Which does lead us to Doum-Doum of Our Lives (Law and Order: Special Victims Unit), as much as I wish it didn’t. Look, I have watched a lot of this show; probably most of the episodes, and certainly all of the ones with Stephanie March in them, which is a fair few. I know this show pretty well. But I do not have a high opinion of it. Sometimes, you can love something and know that it’s crap at the same time. Hell, it even works with people – I certainly loved my first girlfriend, but I also knew that was evil to the core, even as I loved her. That is what this show is like. It is charmingly awful. And getting worse.


It used to be OK. It never was quite as good as The Mother Ship in terms of quality, although I think that has as much to do with the tricky subject matter as it does any lack of ability on the writers’ parts, but it was pretty decent television. I did like it a lot, and, more importantly, so did Mama, and so we watched a lot of it while I was home. And I liked Olivia, because she was amusingly hardcore and pretty gay-looking, actually, and had the most incredible sexual tension with Alex (played by Stephanie March. Who is gorgeous, and the reason I wear rectangular glasses). Mama calls her ‘St Olivia’, which is a pretty good description. She always does the right thing, or the most right thing possible. She genuinely gives a damn about the victims. She suffers, and we see it. But St Olivia is still a really good character. I also liked the relationship between Olivia and Elliot (still do, actually), because it was devoid of sexual tension and was genuinely just two people who loved each other platonically a whole lot. Elliot was a bit of a rat bastard on occasion and the plots were silly, but I let it slide because it’s television and my disbelief was already suspended, so why quibble?

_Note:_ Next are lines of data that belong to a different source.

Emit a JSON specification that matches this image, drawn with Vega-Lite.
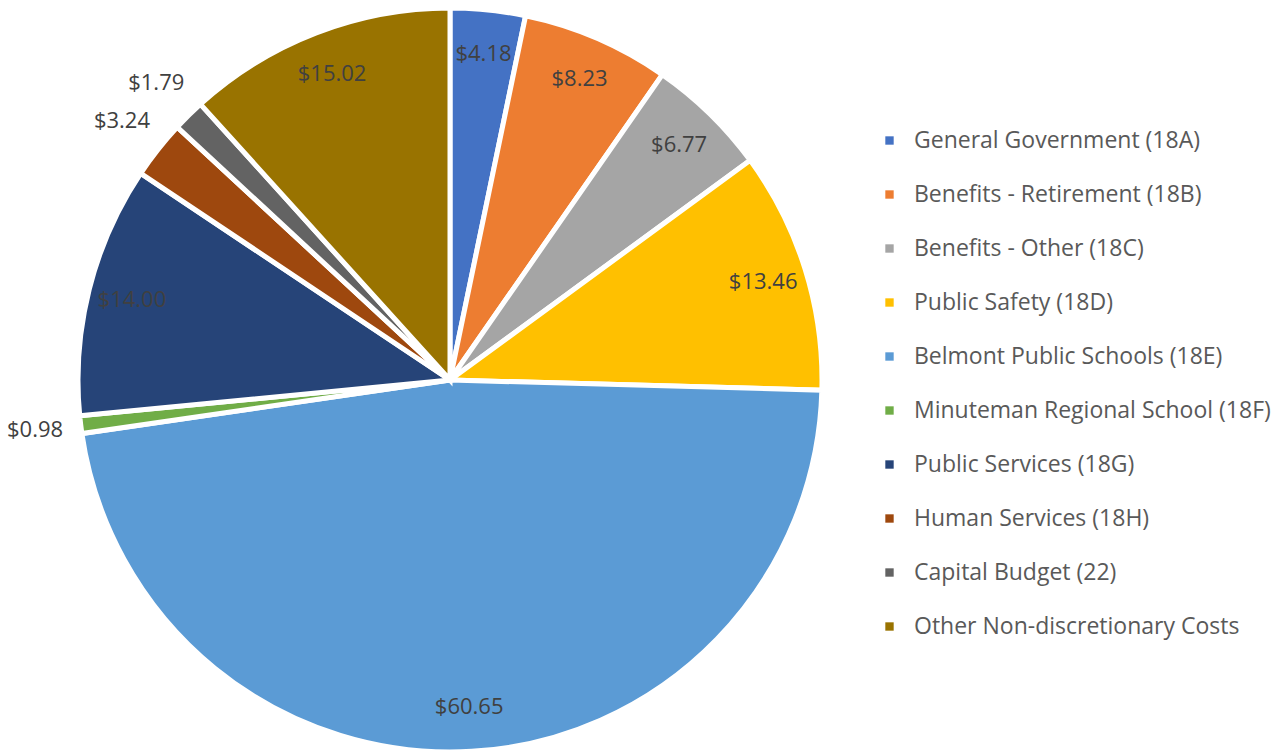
{
  "$schema": "https://vega.github.io/schema/vega-lite/v6.json",
  "width": 900,
  "height": 754,
  "padding": {"left": 0, "top": 3, "right": 378, "bottom": 0},
  "autosize": {"type": "none"},
  "background": "white",
  "config": {"view": {"stroke": null}, "font": "Open Sans"},
  "data": {
    "values": [
      {"i": 1, "category": "General Government (18A)", "value": 4.18},
      {"i": 2, "category": "Benefits - Retirement (18B)", "value": 8.23},
      {"i": 3, "category": "Benefits - Other (18C)", "value": 6.77},
      {"i": 4, "category": "Public Safety (18D)", "value": 13.46},
      {"i": 5, "category": "Belmont Public Schools (18E)", "value": 60.65},
      {"i": 6, "category": "Minuteman Regional School (18F)", "value": 0.98},
      {"i": 7, "category": "Public Services (18G)", "value": 14.00},
      {"i": 8, "category": "Human Services (18H)", "value": 3.24},
      {"i": 9, "category": "Capital Budget (22)", "value": 1.79},
      {"i": 10, "category": "Other Non-discretionary Costs", "value": 15.02}
    ]
  },
  "encoding": {
    "theta": {"field": "value", "type": "quantitative", "stack": true},
    "order": {"field": "i", "type": "quantitative"},
    "color": {
      "field": "category",
      "type": "nominal",
      "sort": null,
      "scale": {
        "domain": ["General Government (18A)", "Benefits - Retirement (18B)", "Benefits - Other (18C)", "Public Safety (18D)", "Belmont Public Schools (18E)", "Minuteman Regional School (18F)", "Public Services (18G)", "Human Services (18H)", "Capital Budget (22)", "Other Non-discretionary Costs"],
        "range": ["#4472C4", "#ED7D31", "#A5A5A5", "#FFC000", "#5B9BD5", "#70AD47", "#264478", "#9E480E", "#636363", "#997300"]
      },
      "legend": {
        "title": null,
        "orient": "none",
        "legendX": 878,
        "legendY": 126,
        "symbolType": "square",
        "symbolSize": 70,
        "symbolStrokeWidth": 0,
        "labelFontSize": 23,
        "labelColor": "#595959",
        "labelFont": "Open Sans",
        "labelLimit": 400,
        "labelOffset": 13,
        "rowPadding": 30
      }
    }
  },
  "layer": [
    {
      "mark": {"type": "arc", "outerRadius": 372, "stroke": "white", "strokeWidth": 5}
    },
    {
      "mark": {"type": "text", "radius": 328, "fontSize": 22, "font": "Open Sans"},
      "encoding": {
        "text": {"condition": {"test": "datum.value < 3.5", "value": ""}, "field": "value", "type": "quantitative", "format": "$.2f"},
        "color": {"value": "#404040"}
      }
    },
    {
      "mark": {"type": "text", "radius": 418, "fontSize": 22, "font": "Open Sans"},
      "encoding": {
        "text": {"condition": {"test": "datum.value >= 3.5", "value": ""}, "field": "value", "type": "quantitative", "format": "$.2f"},
        "color": {"value": "#404040"}
      }
    }
  ]
}
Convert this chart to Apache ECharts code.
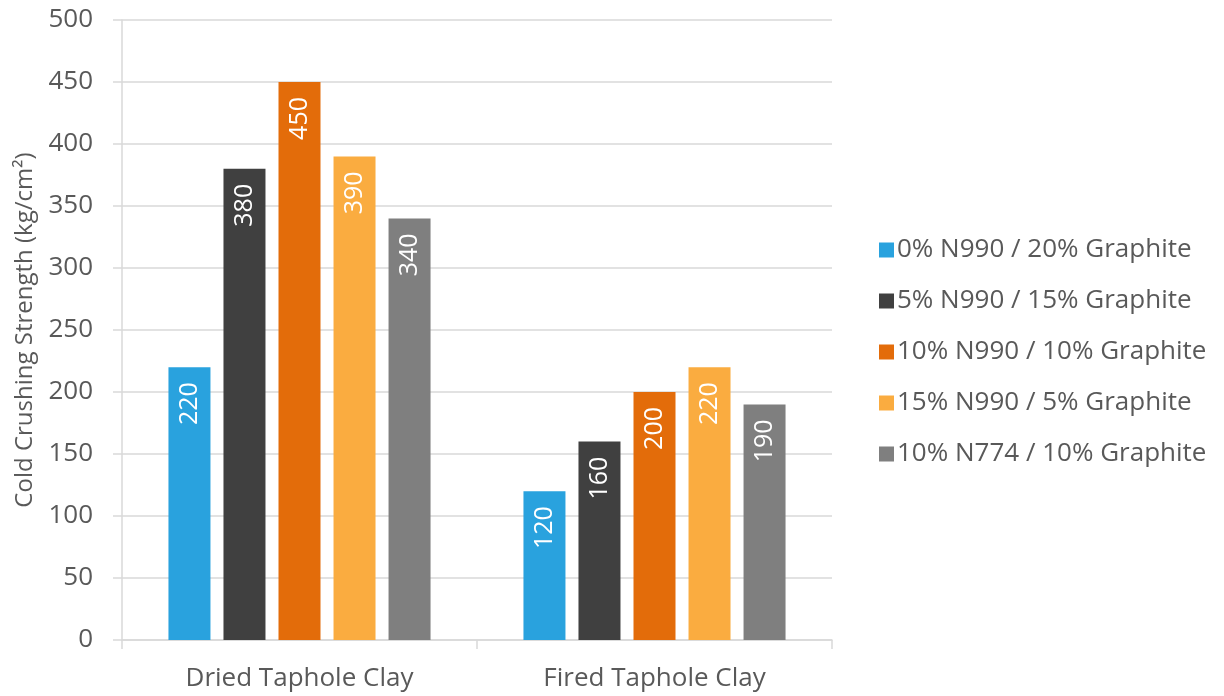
<!DOCTYPE html>
<html>
<head>
<meta charset="utf-8">
<script src="https://cdn.jsdelivr.net/npm/echarts@6/dist/echarts.min.js"></script>
<style>
  html, body { margin: 0; padding: 0; background: #fff; }
  #chart { width: 1224px; height: 696px; }
</style>
</head>
<body>
<div id="chart"></div>
<script>
// Clay types on the category axis
const categories = ['Dried Taphole Clay', 'Fired Taphole Clay'];

// Mix names, one series each
const seriesNames = [
  '0% N990 / 20% Graphite',
  '5% N990 / 15% Graphite',
  '10% N990 / 10% Graphite',
  '15% N990 / 5% Graphite',
  '10% N774 / 10% Graphite'
];

// Cold crushing strength, kg/cm², per clay type
const mix0N990 = [220, 120];
const mix5N990 = [380, 160];
const mix10N990 = [450, 200];
const mix15N990 = [390, 220];
const mix10N774 = [340, 190];

const seriesValues = [mix0N990, mix5N990, mix10N990, mix15N990, mix10N774];
const seriesColors = ['#29A2DE', '#404040', '#E36C0A', '#FAAC40', '#7F7F7F'];

const FONT = 'Open Sans';
const TEXT = '#595959';
const LINE = '#D9D9D9';

const chart = echarts.init(document.getElementById('chart'), null, { renderer: 'canvas' });

chart.setOption({
  animation: false,
  textStyle: { fontFamily: FONT },
  grid: { left: 122, right: 392, top: 20, bottom: 56, containLabel: false },
  legend: {
    orient: 'vertical',
    left: 874,
    top: 232,
    itemWidth: 15,
    itemHeight: 15,
    itemGap: 25,
    icon: 'rect',
    textStyle: { color: TEXT, fontSize: 26, fontFamily: FONT, padding: [0, 0, 0, -2] },
    data: seriesNames
  },
  xAxis: {
    type: 'category',
    data: categories,
    axisLine: { lineStyle: { color: LINE, width: 1.5 } },
    axisTick: { show: true, length: 9, lineStyle: { color: LINE, width: 1.5 } },
    axisLabel: { color: TEXT, fontSize: 26, margin: 26, fontFamily: FONT }
  },
  yAxis: {
    type: 'value',
    min: 0,
    max: 500,
    interval: 50,
    name: 'Cold Crushing Strength (kg/cm²)',
    nameLocation: 'middle',
    nameGap: 85,
    nameTextStyle: { color: TEXT, fontSize: 24, fontFamily: FONT },
    axisLine: { show: true, lineStyle: { color: LINE, width: 1.5 } },
    axisTick: { show: true, length: 9, lineStyle: { color: LINE, width: 1.5 } },
    axisLabel: { color: TEXT, fontSize: 26, margin: 29, fontFamily: FONT },
    splitLine: { lineStyle: { color: LINE, width: 1.5 } }
  },
  series: seriesNames.map((name, i) => ({
    name: name,
    type: 'bar',
    data: seriesValues[i],
    barWidth: 42,
    barGap: '31%',
    itemStyle: { color: seriesColors[i] },
    label: {
      show: true,
      position: 'insideTop',
      distance: 15,
      rotate: 90,
      align: 'right',
      verticalAlign: 'middle',
      color: '#FFFFFF',
      fontSize: 25,
      fontFamily: FONT
    }
  }))
});
</script>
</body>
</html>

Then Alex left, and I honestly believe that was the turning point for the show. I liked Casey, a good deal, and she had the most hilariously awesome approach to a court of law that I have ever seen outside of Boston Legal, but she never did get to play in the A-Grade seasons of this show. The plotlines, which always were silly, got sillier, culminating in the line, “The monkey’s in the basketball!”. Because...y’all, I know this show is created by humans, not by infallible network-television robots, but who in the hell thought “The monkey’s in the basketball!” was appropriate for a police procedural? Or, more accurately, who thought any plotline which could lead to that line was even vaguely appropriate for a show about sex crimes?


But my real problem with it was the soap-opera tone the show developed in its later season. The writers started hinting (PRETTY UNSUBTLY) that there was sexual tension between Olivia and Elliot, which kyboshed all sorts of things, including Elliot’s marriage, and took up time and energy which could have been used to make the crimes a damn sight more believable. We had that whole ‘Fin’s gay son’ crapstorm, we had Teen Scene Kathleen being a fruit loop, and don’t get me started on Olivia’s expedition into the Badlands of Backstory. I like a good backstory, y’all, particularly as  I do think that wanting to become a cop is the sort of thing which you are likely to have a reason for. I do think that the likelihood of cops being fucked up in some way, shape or form probably is higher than in almost any other profession. I get that. But for God’s sake...take a lesson from Castle, Doum-Doum. Castle’s Beckett has a less screwed-up past than Olivia, true, but she also deals with it a whole lot better. And for serious, I get why they put a tangentially-rape-related character in there, because, you know, show about sex crimes, got to find a way to make it personal sometimes, yadda-yadda executive meddling, but BE MORE SUBTLE, DOUM-DOUM. Of all the subjects which need to be treated with careful respect, sex crimes are way up the list.


So the flaws are getting more obvious, and I shouldn’t even touch on the levels of crap that the lesbian episode had going on (but I’m going to. Seriously, what the fuck? [I need a Robin Tunney macro here, because she is the queen of the ‘seriously, what the fuck?’ face]. That whole ‘lesbians turn on the bisexual’ thing was made of pure shit. No lesbian is going to be that pissed off about a friend of theirs being bisexual; I mean, these things happen sometimes. The gay community in general gets that people are complicated. And even if intolerant lesbians are out there, why the fuck are they the ones you are putting on your prime-time television show, you total and utter bastards?) There is nothing that Doum-Doum of Our Lives could possibly do which would make it a great show without starting again from scratch. This thing is screwed.


And yet I still watch it.


Look, y’all, I have lived through this shit. I have been where the victims sit every week, and it is bloody terrifying. And after The Ordeal, I watched a metric shitload of this show. I wanted to see justice be served. I wanted to see rapists get the shit beaten out of them by Elliot UnStabler. If I’m honest, I wished that St Olivia had been the cop I dealt with. This show is really bad, but it probably does a fair bit of good in the world, and I think that pretty much makes up for the vast majority of its sins. I wish with all my heart that it was better, because what it is talking about and what it is influencing is so important. But even as it is, I am glad it exists. Like ice-cream, my favourite novels, and my family, it made my life the summer after The Ordeal a little bit easier. And for that, I am pretty damn grateful.